— START —

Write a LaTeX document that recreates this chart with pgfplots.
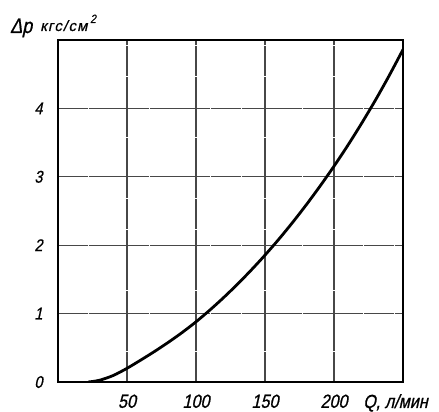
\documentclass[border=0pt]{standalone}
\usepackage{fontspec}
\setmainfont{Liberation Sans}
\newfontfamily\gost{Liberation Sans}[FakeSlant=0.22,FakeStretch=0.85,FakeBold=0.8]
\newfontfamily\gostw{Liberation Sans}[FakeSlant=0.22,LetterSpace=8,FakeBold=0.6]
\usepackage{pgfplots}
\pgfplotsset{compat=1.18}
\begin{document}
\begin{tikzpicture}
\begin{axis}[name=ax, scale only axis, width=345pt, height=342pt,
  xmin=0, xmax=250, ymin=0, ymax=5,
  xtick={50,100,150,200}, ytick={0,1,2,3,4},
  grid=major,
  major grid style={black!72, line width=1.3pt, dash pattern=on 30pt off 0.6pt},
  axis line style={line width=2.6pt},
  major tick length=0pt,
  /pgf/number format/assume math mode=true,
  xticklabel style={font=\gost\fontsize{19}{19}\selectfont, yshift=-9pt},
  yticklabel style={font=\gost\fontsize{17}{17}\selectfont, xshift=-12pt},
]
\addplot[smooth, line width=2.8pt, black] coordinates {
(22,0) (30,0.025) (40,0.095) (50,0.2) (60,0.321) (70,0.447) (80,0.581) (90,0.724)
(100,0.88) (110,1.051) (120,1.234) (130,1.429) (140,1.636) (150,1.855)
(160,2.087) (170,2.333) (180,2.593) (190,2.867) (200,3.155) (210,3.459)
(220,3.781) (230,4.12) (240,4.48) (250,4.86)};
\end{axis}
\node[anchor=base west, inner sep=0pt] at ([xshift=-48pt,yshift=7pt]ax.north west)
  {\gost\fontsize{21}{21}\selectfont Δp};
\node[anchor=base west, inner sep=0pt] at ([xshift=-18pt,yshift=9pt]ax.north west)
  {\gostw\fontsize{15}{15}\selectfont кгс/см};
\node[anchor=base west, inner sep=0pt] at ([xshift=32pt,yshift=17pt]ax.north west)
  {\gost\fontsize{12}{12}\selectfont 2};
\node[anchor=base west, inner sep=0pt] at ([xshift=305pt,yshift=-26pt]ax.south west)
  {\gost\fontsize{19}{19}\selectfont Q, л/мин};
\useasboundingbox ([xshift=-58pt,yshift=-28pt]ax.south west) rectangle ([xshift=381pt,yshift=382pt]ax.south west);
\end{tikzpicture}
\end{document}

— END —

Retype the listing exactly. Pictures do not belong in the copy.

Write a LaTeX document that recreates this chart with pgfplots.
\documentclass[border=0pt]{standalone}
\usepackage{fontspec}
\setmainfont{Liberation Sans}
\newfontfamily\gost{Liberation Sans}[FakeSlant=0.22,FakeStretch=0.85,FakeBold=0.8]
\newfontfamily\gostw{Liberation Sans}[FakeSlant=0.22,LetterSpace=8,FakeBold=0.6]
\usepackage{pgfplots}
\pgfplotsset{compat=1.18}
\begin{document}
\begin{tikzpicture}
\begin{axis}[name=ax, scale only axis, width=345pt, height=342pt,
  xmin=0, xmax=250, ymin=0, ymax=5,
  xtick={50,100,150,200}, ytick={0,1,2,3,4},
  grid=major,
  major grid style={black!72, line width=1.3pt, dash pattern=on 30pt off 0.6pt},
  axis line style={line width=2.6pt},
  major tick length=0pt,
  /pgf/number format/assume math mode=true,
  xticklabel style={font=\gost\fontsize{19}{19}\selectfont, yshift=-9pt},
  yticklabel style={font=\gost\fontsize{17}{17}\selectfont, xshift=-12pt},
]
\addplot[smooth, line width=2.8pt, black] coordinates {
(22,0) (30,0.025) (40,0.095) (50,0.2) (60,0.321) (70,0.447) (80,0.581) (90,0.724)
(100,0.88) (110,1.051) (120,1.234) (130,1.429) (140,1.636) (150,1.855)
(160,2.087) (170,2.333) (180,2.593) (190,2.867) (200,3.155) (210,3.459)
(220,3.781) (230,4.12) (240,4.48) (250,4.86)};
\end{axis}
\node[anchor=base west, inner sep=0pt] at ([xshift=-48pt,yshift=7pt]ax.north west)
  {\gost\fontsize{21}{21}\selectfont Δp};
\node[anchor=base west, inner sep=0pt] at ([xshift=-18pt,yshift=9pt]ax.north west)
  {\gostw\fontsize{15}{15}\selectfont кгс/см};
\node[anchor=base west, inner sep=0pt] at ([xshift=32pt,yshift=17pt]ax.north west)
  {\gost\fontsize{12}{12}\selectfont 2};
\node[anchor=base west, inner sep=0pt] at ([xshift=305pt,yshift=-26pt]ax.south west)
  {\gost\fontsize{19}{19}\selectfont Q, л/мин};
\useasboundingbox ([xshift=-58pt,yshift=-28pt]ax.south west) rectangle ([xshift=381pt,yshift=382pt]ax.south west);
\end{tikzpicture}
\end{document}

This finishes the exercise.